Now - if there was a way to constrain a sin curve so that it would bouce between x(x+1) and -x(x-1) (both of which have a derivative of 1 at 0), and give this sin curve the property of sin(1/x) s.t. it will oscillate more and more rapidly as it approaches 0 (thus making monotonicity impossible), it might be possible to tame the oscillation enough in order to make the derivative exist. Of course, I'm not sure, and i'll let you do the legwork to figure it out. Who would've guessed - ender wiggin telling mazer what to do . . . :D
• Jun 22nd 2010, 10:23 PM
Mazerakham
HAHAHAHA, great job on the reference. And wonderful theatrics there. (Rock)

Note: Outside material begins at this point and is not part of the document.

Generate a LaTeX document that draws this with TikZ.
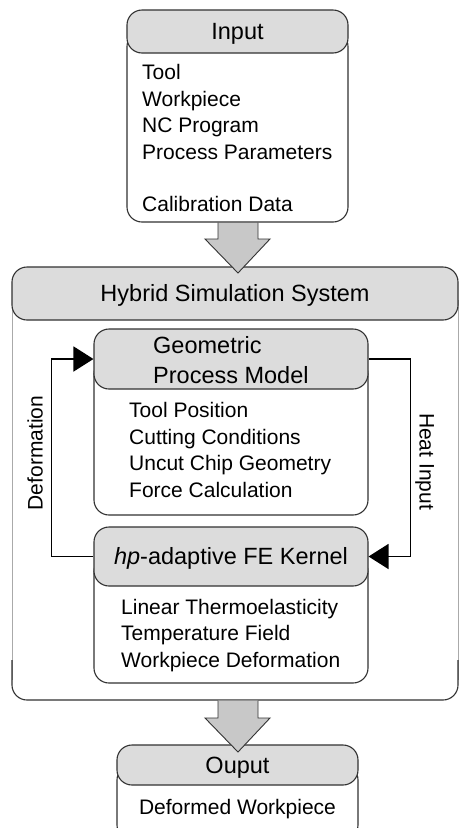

You got me. It doesn't work, damn.

But, on the last thread, I remember everyone talking about that oscillating thing, but no one put up a solution. I thought about it and just couldn't make the function, but I'll sleep on it tonight.
• Jun 23rd 2010, 12:30 PM
enderwiggin
solution
OK I've got it figured out.
We want our modified sin function to oscillate between $x^2+x$ and $-x^2+x$. So, it should center around the average of these two, aka, $x$. So it'll be of the form $x+g(x)sin(1/x)$. Now, our amplitude needs to keep us always in sync with the upper and lower bounds, so it needs to be half of the difference between them, aka $x^2$. So our function is $x+x^2sin(1/x)$.

I'm certain that this works.

If you want to challenge yourself, try to find a function which is C-infinity at 0, and has all derivatives equal to 1 there. It's slightly more challenging, but very feasible.